Rolf wrote:Steve B wrote:tiger wrote:
More specifically, the evidence is posted to show that a work derived from GPL'ed source code has been published as closed source, when the spirit of the GPL licence under which the original work was published is to always allow the source code to be kept open and shared. It is not only against the spirit, it is also explicitely forbidden by the GPL licence, which is the licence the author of the original work has chosen.
// Christophe
let us suppose for discussion purposes that engine B(a closed commercially sold product) is derived from Engine A which is an open program released under the GPL Licence
what recourse is there and to whom can this charge be directed ?
must the author of Engine A make the charge?
can others make the claim for him?
suppose author A no longer cares about his work or is deceased?
can Author A give private permission to author B to continue his work commercially?
i am asking because i do not know if there is any group or persons responsible to insure that GPL licenses are respected
if there is no one to register a complaint with,, then all we have here .. in my hypothetical example ..is a violation of the Spirit of a licence with no legal recourse..
other then universal condemnation from other programmers in public and private forums ..it would seem that in this case.. one is free to take for his own, the work of others and sell it in the open market
again i am posing a hypothetical question ..a worst case scenario
Steve
If this community would know what you mean with hypothetical then the whole campaign against Vas wouldnt exist. Because just for you we are all talking in such a hypothetical manner. If someone concludes something as factual then he must be wrong.
In the moment a commercial one is being hurt in his financial regard you will be able to watch what happens in legal terms. If a really successful commercial one would participate in the actual campaign against Vas and it had consequences of the described manner then you could watch again what happens.
You are assuming too much. For example, would you file suit against someone that was making a claim that hurt you, if you_knew_ that the claim was true? Because to file the suit, you have to make a sworn statement that the claim is false in order to seek damages. And if the claim is later proven true, you just committed perjury and are now looking at prison time rather than seeking financial redress from someone else.
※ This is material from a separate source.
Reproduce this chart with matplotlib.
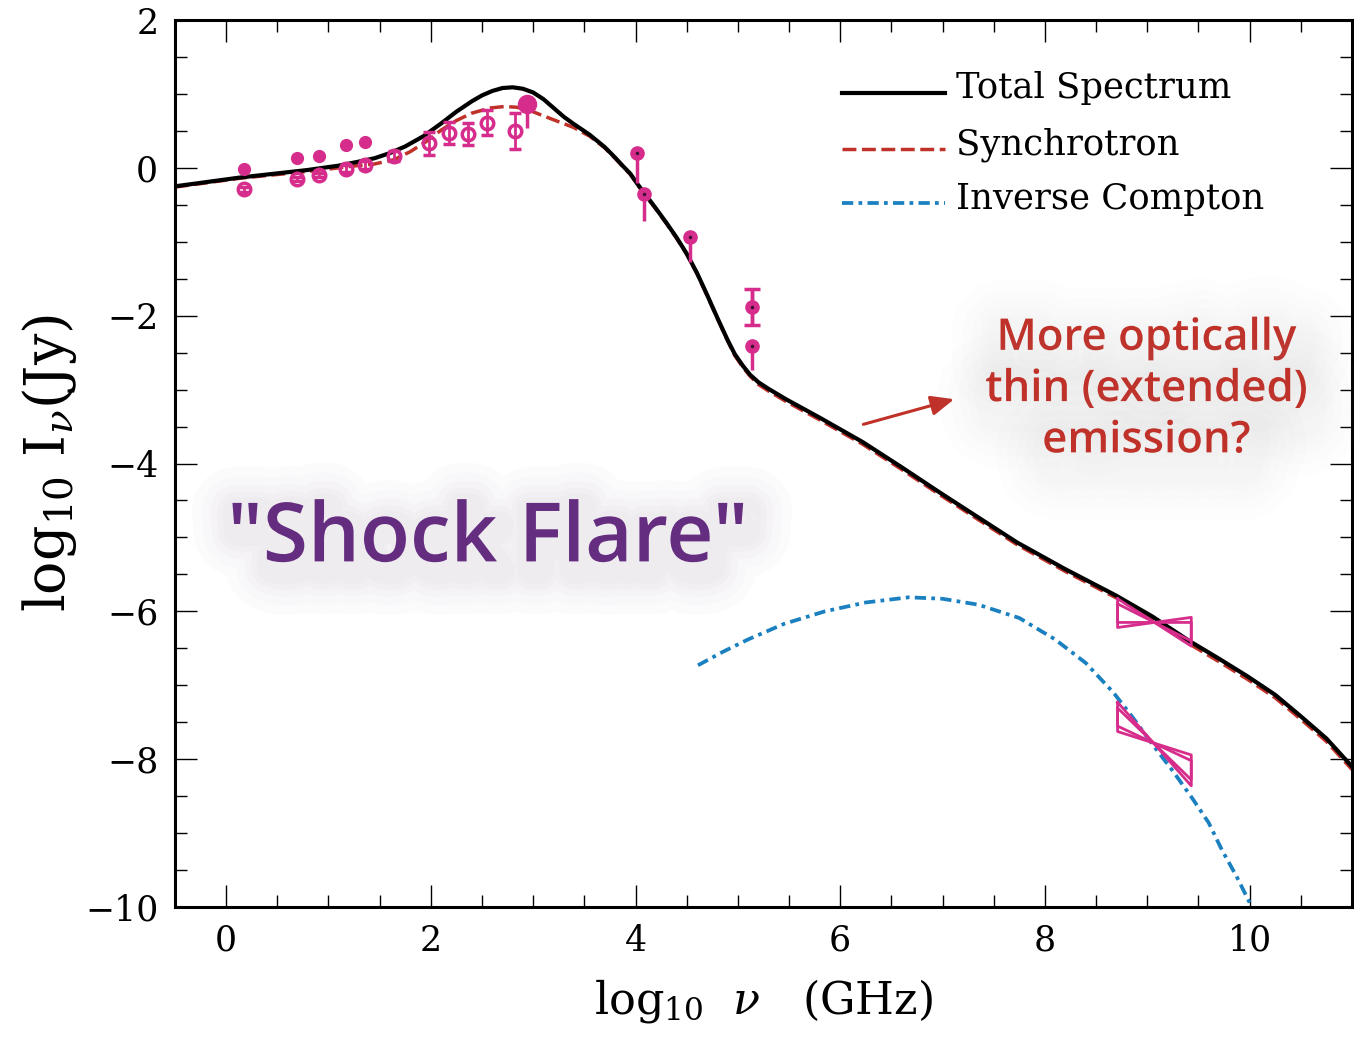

The sword of justice cuts both ways so caution is required.
But actually, Steve, let's get this straight, if people attack Vas who have allegedly either cheated the community with proven wrongs or who allegedly have done so, I can only name what I've read here from reliable sources, or if comes from really young talents with no business to offer in the gamble, then of course that has no impact at all other than a waste of bandwith and a destruction of friendship bonds, which seems to mean not so much for some - in the short run, but they obviously miss the long-term effects.
Steve, therefore I use the term campaign which says it all. If the "other" side against Vas had watertight proof there wouldnt be a campaign but a court case to talk about.
Again, wrong assumption. To file a court case is not "free". Anybody here willing to spend a couple of grand to file such a case when there is really nothing to be gained? I could not do so as the first question the judge would ask is "how did this damage you and what are you seeking for compensation?"
So don't bandy the words "court case" about as though it is a trivial thing. It costs real money, takes real time, and except for another commercial entity, it would be difficult to prove how you were damaged. A commercial author could certainly make a case for that, but not those of us that are open-source or non-commercial but private.
You must not invent campaigns if something is proven beyond reasonable doubts. If you dont have such proof and dont want to tell or to admit it, then you cant use the "hypothetical" notion all the time because that would rather weaken your propaganda.
I quote by heart what George had written so clear and convincable:
in such a case you must decide if you have enough proof for a court trial but then you should go for it but if you have doubts and not enough in your hands you shouldnt go for smear acts after the antique motto "semper aliquid haeret". In this case people have made their decision, because those who are actively against Vas have no proof but much free energy for campaigns.
There is a middle ground. Followed by newspaper reporters every day. They are simply trying to write articles that expose the truth. You don't see reporters finding wrongdoing, then writing about it, then filing court cases, since they are not an "interested party" that was damaged. Court cases often follow such articles when law enforcement gets involved when there is wrongdoing. But here, it seems (to me as I read this stuff) that there is simply a "search for the truth" just as there was for all the other past copies of my program and many others. I certainly proved that several programs were absolute copies of Crafty, but I didn't file any court cases. What would be to gain?
The legal issues are beside the point to most. The truth is what they seem to be looking for. And there's nothing wrong with that.
The only thing I see that's wrong is all the technically incompetents that keep weighing in on technical issues without having a single clue about what is _really_ being discussed.